In a country made famous for its stunning beaches (such as Boracay and El Nido), off-the-beaten path destinations usually take a backseat. One such gem can be found in the Philippines, which has more than 7,100 islands.
Nestled in the Cordillera Mountains, a mountain range on the Philippines’ largest island, lies a town called Sagada, where quiet isn’t fabricated, where warm pertains to the people (not the weather), and where yogurt tastes of heaven.
Travel in Sagada, Philippines
A remote town which is home to only 11,000 people, Sagada is the place where travelers, local and foreigners alike, have been flocking to the past few years. Located 5,000 feet above sea level and 415 kilometers north of Manila, Sagada is a quaint little municipality – just 83 square kilometers – where you can be adventurous, contemplative and romantic.

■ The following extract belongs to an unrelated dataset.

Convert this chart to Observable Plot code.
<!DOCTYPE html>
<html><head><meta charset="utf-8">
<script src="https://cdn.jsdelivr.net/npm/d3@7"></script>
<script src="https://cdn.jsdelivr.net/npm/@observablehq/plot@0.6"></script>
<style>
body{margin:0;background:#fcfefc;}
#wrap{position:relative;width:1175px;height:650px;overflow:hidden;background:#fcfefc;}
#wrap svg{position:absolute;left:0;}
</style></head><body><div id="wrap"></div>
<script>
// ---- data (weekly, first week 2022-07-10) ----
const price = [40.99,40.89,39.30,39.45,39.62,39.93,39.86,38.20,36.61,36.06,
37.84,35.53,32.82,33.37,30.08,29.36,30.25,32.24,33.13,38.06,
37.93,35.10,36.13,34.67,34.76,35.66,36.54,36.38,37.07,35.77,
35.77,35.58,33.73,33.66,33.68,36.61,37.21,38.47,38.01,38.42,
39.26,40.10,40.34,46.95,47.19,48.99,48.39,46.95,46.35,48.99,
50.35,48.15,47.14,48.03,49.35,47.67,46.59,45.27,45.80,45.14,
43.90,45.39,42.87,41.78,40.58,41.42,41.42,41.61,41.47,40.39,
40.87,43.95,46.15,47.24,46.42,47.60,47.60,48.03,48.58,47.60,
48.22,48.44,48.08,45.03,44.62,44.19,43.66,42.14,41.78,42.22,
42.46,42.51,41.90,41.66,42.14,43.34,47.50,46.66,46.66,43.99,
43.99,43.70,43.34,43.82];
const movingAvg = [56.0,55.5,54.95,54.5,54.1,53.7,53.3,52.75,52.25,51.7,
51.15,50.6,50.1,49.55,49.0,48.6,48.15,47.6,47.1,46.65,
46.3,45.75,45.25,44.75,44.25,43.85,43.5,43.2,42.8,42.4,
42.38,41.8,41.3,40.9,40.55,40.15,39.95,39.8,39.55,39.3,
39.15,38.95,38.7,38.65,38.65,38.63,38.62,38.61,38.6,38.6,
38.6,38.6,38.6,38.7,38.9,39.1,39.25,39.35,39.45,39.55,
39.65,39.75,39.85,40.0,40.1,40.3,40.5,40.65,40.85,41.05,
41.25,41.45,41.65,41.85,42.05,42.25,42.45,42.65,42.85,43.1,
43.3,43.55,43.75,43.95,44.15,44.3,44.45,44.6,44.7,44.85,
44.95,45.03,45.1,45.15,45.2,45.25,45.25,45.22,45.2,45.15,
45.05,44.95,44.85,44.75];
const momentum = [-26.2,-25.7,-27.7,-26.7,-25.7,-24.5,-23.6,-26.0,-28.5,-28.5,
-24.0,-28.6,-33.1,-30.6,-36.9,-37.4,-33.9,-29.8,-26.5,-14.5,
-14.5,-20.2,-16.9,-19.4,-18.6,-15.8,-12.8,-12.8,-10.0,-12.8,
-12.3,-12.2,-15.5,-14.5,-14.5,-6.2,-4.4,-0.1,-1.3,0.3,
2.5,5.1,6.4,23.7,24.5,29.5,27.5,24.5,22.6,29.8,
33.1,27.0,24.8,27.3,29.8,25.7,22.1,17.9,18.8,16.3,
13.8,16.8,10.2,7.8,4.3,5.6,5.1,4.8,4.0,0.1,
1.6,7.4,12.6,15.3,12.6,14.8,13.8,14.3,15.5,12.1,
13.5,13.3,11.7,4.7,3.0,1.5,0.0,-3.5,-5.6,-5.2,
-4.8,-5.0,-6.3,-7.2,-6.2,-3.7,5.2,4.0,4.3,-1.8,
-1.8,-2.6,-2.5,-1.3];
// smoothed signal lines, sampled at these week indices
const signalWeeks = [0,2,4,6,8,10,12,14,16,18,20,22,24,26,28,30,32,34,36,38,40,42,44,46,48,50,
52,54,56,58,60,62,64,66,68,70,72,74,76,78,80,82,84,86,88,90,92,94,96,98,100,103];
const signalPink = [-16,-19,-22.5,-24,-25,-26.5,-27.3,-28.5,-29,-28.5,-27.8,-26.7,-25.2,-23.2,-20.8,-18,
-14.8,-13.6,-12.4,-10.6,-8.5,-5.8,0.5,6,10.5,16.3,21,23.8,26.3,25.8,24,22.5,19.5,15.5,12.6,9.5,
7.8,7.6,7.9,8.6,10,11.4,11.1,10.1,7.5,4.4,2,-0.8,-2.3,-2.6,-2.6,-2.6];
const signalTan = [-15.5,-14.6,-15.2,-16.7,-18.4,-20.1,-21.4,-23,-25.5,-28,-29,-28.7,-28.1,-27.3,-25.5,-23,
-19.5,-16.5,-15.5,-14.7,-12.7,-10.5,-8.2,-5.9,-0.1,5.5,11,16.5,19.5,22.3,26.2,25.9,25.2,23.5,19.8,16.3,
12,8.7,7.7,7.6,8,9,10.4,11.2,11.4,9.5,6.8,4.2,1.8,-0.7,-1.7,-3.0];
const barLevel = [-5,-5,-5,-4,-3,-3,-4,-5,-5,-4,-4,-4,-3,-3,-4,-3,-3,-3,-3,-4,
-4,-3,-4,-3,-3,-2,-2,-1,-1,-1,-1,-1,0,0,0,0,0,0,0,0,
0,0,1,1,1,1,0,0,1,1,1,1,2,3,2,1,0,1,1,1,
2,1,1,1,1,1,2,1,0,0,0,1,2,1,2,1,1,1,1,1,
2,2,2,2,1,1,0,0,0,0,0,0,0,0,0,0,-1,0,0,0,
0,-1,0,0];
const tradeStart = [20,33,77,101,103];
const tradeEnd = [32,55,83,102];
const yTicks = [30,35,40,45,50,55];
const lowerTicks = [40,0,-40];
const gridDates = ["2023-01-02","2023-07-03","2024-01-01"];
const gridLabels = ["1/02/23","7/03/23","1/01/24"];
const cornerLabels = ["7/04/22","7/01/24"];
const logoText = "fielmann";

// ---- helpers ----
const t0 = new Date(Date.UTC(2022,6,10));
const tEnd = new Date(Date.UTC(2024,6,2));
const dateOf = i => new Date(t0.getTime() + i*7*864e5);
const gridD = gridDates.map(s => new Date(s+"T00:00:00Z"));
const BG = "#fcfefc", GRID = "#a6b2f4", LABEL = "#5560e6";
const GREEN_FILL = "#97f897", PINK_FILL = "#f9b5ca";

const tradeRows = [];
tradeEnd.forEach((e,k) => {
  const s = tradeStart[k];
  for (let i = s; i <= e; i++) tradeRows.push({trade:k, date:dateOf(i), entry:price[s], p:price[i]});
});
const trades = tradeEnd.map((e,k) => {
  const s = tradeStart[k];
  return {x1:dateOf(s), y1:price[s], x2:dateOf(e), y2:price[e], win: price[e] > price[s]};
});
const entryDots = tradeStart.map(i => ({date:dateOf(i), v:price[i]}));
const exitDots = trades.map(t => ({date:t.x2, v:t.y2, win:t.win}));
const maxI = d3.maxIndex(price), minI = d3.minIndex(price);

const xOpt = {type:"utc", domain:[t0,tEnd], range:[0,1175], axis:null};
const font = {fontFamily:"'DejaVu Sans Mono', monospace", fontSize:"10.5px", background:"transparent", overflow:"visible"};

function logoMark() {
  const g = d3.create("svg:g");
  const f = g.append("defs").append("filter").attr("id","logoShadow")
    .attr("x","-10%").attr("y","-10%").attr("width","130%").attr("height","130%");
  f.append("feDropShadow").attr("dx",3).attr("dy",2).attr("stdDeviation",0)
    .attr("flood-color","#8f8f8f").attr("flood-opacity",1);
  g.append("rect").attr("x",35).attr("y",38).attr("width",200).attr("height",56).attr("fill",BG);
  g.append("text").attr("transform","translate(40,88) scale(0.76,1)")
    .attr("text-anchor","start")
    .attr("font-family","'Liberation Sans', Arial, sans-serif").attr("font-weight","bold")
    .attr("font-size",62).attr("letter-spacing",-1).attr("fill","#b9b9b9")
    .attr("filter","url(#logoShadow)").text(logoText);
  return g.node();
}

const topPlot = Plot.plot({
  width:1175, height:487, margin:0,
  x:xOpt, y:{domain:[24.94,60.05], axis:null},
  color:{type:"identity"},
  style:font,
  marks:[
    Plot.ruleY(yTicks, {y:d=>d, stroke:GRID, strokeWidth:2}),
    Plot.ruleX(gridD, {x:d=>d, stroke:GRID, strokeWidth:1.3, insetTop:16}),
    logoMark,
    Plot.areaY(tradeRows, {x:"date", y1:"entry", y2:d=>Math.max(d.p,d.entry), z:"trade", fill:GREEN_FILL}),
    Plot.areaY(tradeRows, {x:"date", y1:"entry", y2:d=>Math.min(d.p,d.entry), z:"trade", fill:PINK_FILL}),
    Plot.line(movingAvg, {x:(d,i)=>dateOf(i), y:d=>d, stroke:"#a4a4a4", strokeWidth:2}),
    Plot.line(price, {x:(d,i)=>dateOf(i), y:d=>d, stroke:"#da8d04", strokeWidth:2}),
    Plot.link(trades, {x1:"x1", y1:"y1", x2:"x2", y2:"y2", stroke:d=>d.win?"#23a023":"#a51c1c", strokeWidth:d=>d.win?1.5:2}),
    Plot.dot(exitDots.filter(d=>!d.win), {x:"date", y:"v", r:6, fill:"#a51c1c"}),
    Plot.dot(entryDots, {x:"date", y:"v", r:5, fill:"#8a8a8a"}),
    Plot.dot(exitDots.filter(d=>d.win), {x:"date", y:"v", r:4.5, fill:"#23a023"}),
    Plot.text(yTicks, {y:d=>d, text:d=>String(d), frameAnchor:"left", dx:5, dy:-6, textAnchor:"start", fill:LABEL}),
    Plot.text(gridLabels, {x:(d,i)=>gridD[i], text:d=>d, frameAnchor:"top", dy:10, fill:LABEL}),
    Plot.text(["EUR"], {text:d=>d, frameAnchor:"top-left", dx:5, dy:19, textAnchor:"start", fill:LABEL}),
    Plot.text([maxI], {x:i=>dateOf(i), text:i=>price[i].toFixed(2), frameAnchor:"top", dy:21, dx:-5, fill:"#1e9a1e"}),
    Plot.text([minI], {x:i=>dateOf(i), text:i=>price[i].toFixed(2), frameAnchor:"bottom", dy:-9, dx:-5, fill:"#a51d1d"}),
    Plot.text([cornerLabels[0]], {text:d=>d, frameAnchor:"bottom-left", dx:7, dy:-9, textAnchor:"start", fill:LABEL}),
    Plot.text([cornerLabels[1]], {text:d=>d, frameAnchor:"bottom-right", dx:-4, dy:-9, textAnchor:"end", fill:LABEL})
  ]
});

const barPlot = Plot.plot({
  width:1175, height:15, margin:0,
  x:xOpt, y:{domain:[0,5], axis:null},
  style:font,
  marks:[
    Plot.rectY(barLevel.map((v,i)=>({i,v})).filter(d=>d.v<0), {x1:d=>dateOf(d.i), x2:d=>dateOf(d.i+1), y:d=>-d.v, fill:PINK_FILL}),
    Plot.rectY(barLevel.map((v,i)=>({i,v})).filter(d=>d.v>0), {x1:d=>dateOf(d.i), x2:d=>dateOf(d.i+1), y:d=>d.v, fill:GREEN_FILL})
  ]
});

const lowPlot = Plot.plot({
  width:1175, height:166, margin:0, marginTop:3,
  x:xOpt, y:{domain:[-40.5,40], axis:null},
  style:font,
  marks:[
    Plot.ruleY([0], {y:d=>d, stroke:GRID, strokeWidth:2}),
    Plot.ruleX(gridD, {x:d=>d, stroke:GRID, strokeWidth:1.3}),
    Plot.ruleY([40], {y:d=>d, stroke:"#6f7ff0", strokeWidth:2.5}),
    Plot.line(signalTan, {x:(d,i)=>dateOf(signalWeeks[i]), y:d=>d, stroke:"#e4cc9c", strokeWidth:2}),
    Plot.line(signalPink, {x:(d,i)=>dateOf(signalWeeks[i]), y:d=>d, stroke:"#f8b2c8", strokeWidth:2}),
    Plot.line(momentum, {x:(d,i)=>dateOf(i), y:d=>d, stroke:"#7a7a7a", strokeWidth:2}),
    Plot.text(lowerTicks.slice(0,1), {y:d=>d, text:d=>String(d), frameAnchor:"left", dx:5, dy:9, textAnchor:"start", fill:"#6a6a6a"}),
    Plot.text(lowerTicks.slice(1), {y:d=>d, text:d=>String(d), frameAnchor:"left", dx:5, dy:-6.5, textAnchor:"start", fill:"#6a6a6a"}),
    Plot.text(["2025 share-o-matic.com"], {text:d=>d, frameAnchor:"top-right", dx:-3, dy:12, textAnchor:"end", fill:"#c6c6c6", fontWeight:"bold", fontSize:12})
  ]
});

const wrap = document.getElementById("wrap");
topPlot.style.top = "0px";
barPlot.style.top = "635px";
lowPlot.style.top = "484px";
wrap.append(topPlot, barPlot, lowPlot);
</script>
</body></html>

Seeking a bit of peace away from the chaos and noise of the city, my two friends and I decided to brave Sagada, rich in culture and blessed by nature; it is the perfect antidote for world-weary travelers. Its small population of 11,000 (as of May 2010) allows it to retain the long-ago traditions of the Igorots, native people of Mountain Province.
To travel to Sagada, we booked a 9 p.m. bus through Coda Lines that would take us directly to this little town. Since it was a weekday, the bus wasn’t full, allowing the passengers to take up more than one seat. We anticipated a numbing 12-hour trip, but we were fortunate enough to have excellent drivers who could navigate the tricky terrain going up the mountains.

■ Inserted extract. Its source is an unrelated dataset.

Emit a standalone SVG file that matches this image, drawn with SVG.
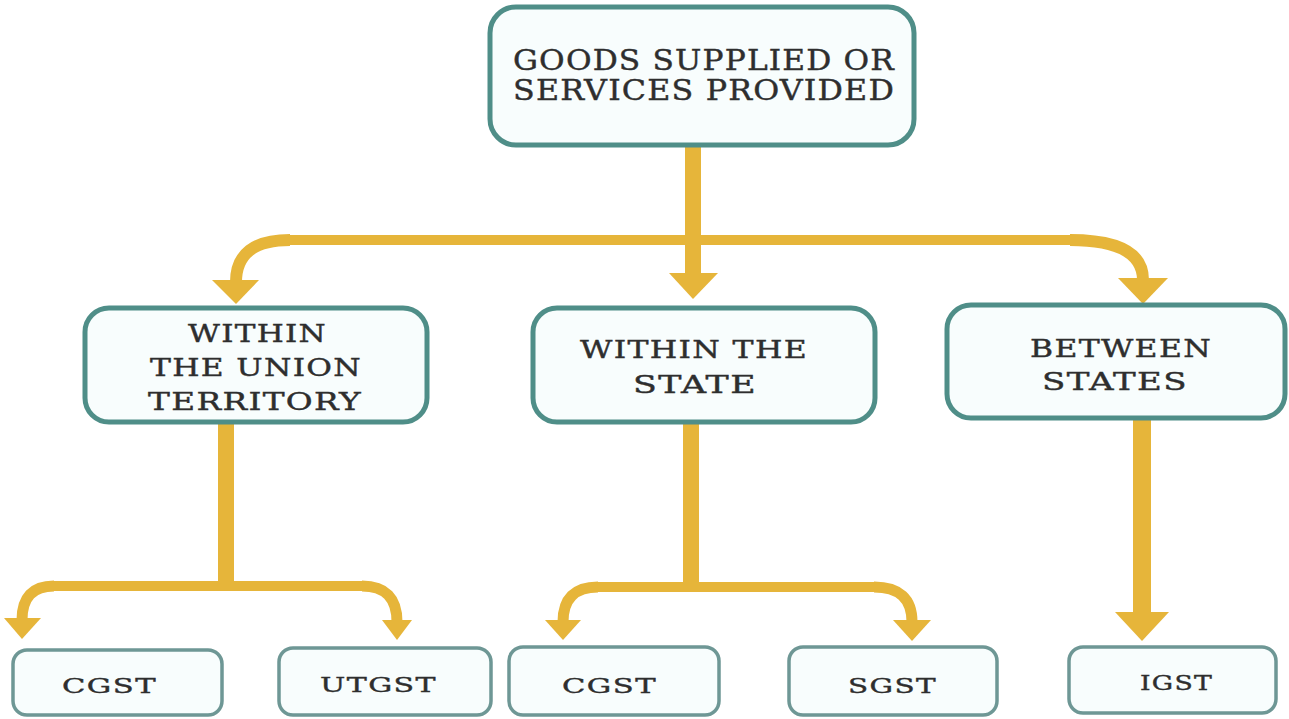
<svg xmlns="http://www.w3.org/2000/svg" width="1289" height="719" viewBox="0 0 1289 719">
<style>
.box{fill:#f8fdfd;stroke:#4f8e88;stroke-width:5}
.sbox{fill:#f8fdfd;stroke:#6e9795;stroke-width:3.5}
.t{font-family:"DejaVu Serif","Liberation Serif",serif;fill:#2e2e2e;stroke:#2e2e2e;stroke-width:0.4;letter-spacing:1px}
.big{font-size:27px}
.mid{font-size:24px}
.sm{font-size:21px}
.ln{fill:none;stroke:#e6b53a}
.ah{fill:#e6b53a}
</style>
<rect width="1289" height="719" fill="#ffffff"/>
<g id="connectors">
  <line class="ln" x1="693" y1="146" x2="693" y2="275" stroke-width="16"/>
  <path class="ln" d="M 280 240 L 1080 240" stroke-width="10"/>
  <path class="ln" d="M 290 240 Q 236 240 236 282" stroke-width="12"/>
  <path class="ln" d="M 1070 240 Q 1143 240 1143 280" stroke-width="12"/>
  <polygon class="ah" points="212,280 259,280 236,304"/>
  <polygon class="ah" points="669,273 718,273 693,299"/>
  <polygon class="ah" points="1118,278 1168,278 1143,304"/>

  <line class="ln" x1="226" y1="422" x2="226" y2="586" stroke-width="16"/>
  <path class="ln" d="M 48 586 L 368 586" stroke-width="10"/>
  <path class="ln" d="M 54 586 Q 22 586 22 620" stroke-width="11"/>
  <path class="ln" d="M 362 586 Q 397 586 397 622" stroke-width="11"/>
  <polygon class="ah" points="4,618 41,618 22,639"/>
  <polygon class="ah" points="382,620 412,620 397,640"/>

  <line class="ln" x1="691" y1="422" x2="691" y2="587" stroke-width="16"/>
  <path class="ln" d="M 592 587 L 880 587" stroke-width="10"/>
  <path class="ln" d="M 598 587 Q 563 587 563 622" stroke-width="11"/>
  <path class="ln" d="M 874 587 Q 912 587 912 622" stroke-width="11"/>
  <polygon class="ah" points="545,620 581,620 563,640"/>
  <polygon class="ah" points="893,620 931,620 912,641"/>

  <line class="ln" x1="1142" y1="418" x2="1142" y2="614" stroke-width="18"/>
  <polygon class="ah" points="1115,612 1169,612 1142,641"/>
</g>
<g id="root">
  <rect class="box" x="490" y="7" width="424" height="138" rx="26"/>
  <text class="t big" x="513" y="70" textLength="382" lengthAdjust="spacingAndGlyphs">GOODS SUPPLIED OR</text>
  <text class="t big" x="513" y="100" textLength="382" lengthAdjust="spacingAndGlyphs">SERVICES PROVIDED</text>
</g>
<g id="ut">
  <rect class="box" x="85" y="308" width="342" height="114" rx="24"/>
  <text class="t mid" x="188" y="342" textLength="139" lengthAdjust="spacingAndGlyphs">WITHIN</text>
  <text class="t mid" x="150" y="376" textLength="212" lengthAdjust="spacingAndGlyphs">THE UNION</text>
  <text class="t mid" x="148" y="410" textLength="214" lengthAdjust="spacingAndGlyphs">TERRITORY</text>
</g>
<g id="state">
  <rect class="box" x="533" y="308" width="342" height="114" rx="24"/>
  <text class="t mid" x="580" y="358" textLength="228" lengthAdjust="spacingAndGlyphs">WITHIN THE</text>
  <text class="t mid" x="633" y="393" textLength="124" lengthAdjust="spacingAndGlyphs">STATE</text>
</g>
<g id="between">
  <rect class="box" x="947" y="305" width="338" height="113" rx="24"/>
  <text class="t mid" x="1030" y="357" textLength="182" lengthAdjust="spacingAndGlyphs">BETWEEN</text>
  <text class="t mid" x="1042" y="390" textLength="146" lengthAdjust="spacingAndGlyphs">STATES</text>
</g>
<g id="cgst1">
  <rect class="sbox" x="13" y="650" width="209" height="65" rx="14"/>
  <text class="t sm" x="62" y="693" textLength="95" lengthAdjust="spacingAndGlyphs">CGST</text>
</g>
<g id="utgst">
  <rect class="sbox" x="279" y="648" width="212" height="67" rx="14"/>
  <text class="t sm" x="320" y="692" textLength="117" lengthAdjust="spacingAndGlyphs">UTGST</text>
</g>
<g id="cgst2">
  <rect class="sbox" x="509" y="647" width="210" height="68" rx="14"/>
  <text class="t sm" x="562" y="693" textLength="95" lengthAdjust="spacingAndGlyphs">CGST</text>
</g>
<g id="sgst">
  <rect class="sbox" x="789" y="647" width="208" height="68" rx="14"/>
  <text class="t sm" x="848" y="693" textLength="89" lengthAdjust="spacingAndGlyphs">SGST</text>
</g>
<g id="igst">
  <rect class="sbox" x="1069" y="647" width="207" height="66" rx="14"/>
  <text class="t sm" x="1140" y="690" textLength="73" lengthAdjust="spacingAndGlyphs">IGST</text>
</g>
</svg>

We arrived in Misty Lodge, a homey inn in Sagada at 10:30 a.m., delayed by a road clearing due to landslide in Bontoc the night before.
Sagada Cave Formations and Lake Danum Sunset
We planned our Sagada adventure to the letter, but we were pleasantly surprised when we were joined by four other travelers. It was a good thing, though, since tourists can’t do the Sagada adventures without a guide, and guides are quite pricey ranging from P500 ($10) to P1000 ($20) for a group of four. Since Sagada doesn’t have public transportation within the town, we also rented a car, and a driver, and they almost cost the same as the guide.
Deciding to start at 12 by spelunking at Sumaguing Cave, we first filled our bellies with daing na bangus (fried milkfish. Milkfish is the national fish of the Philippines), marinated pork, and tocino.
On the way to our first destination, we were a happy bunch since it was the middle of the day and we barely felt the heat, thanks to the pine trees. Our smiles, however, were quickly wiped away when we had our first glimpse of the intimidating Sumaguing Cave. Our guide, Mike, brought a lamp to see us through the two-hour caving course.
In that two hours, our eyes feasted on unique and naughty (wink, wink) cave formations; our bodies contorted to fit tiny holes, and we waded in knee-deep ice-cold water. It was exhilarating.
We left Sumaguing tired, wet and content. You can laugh at the puns.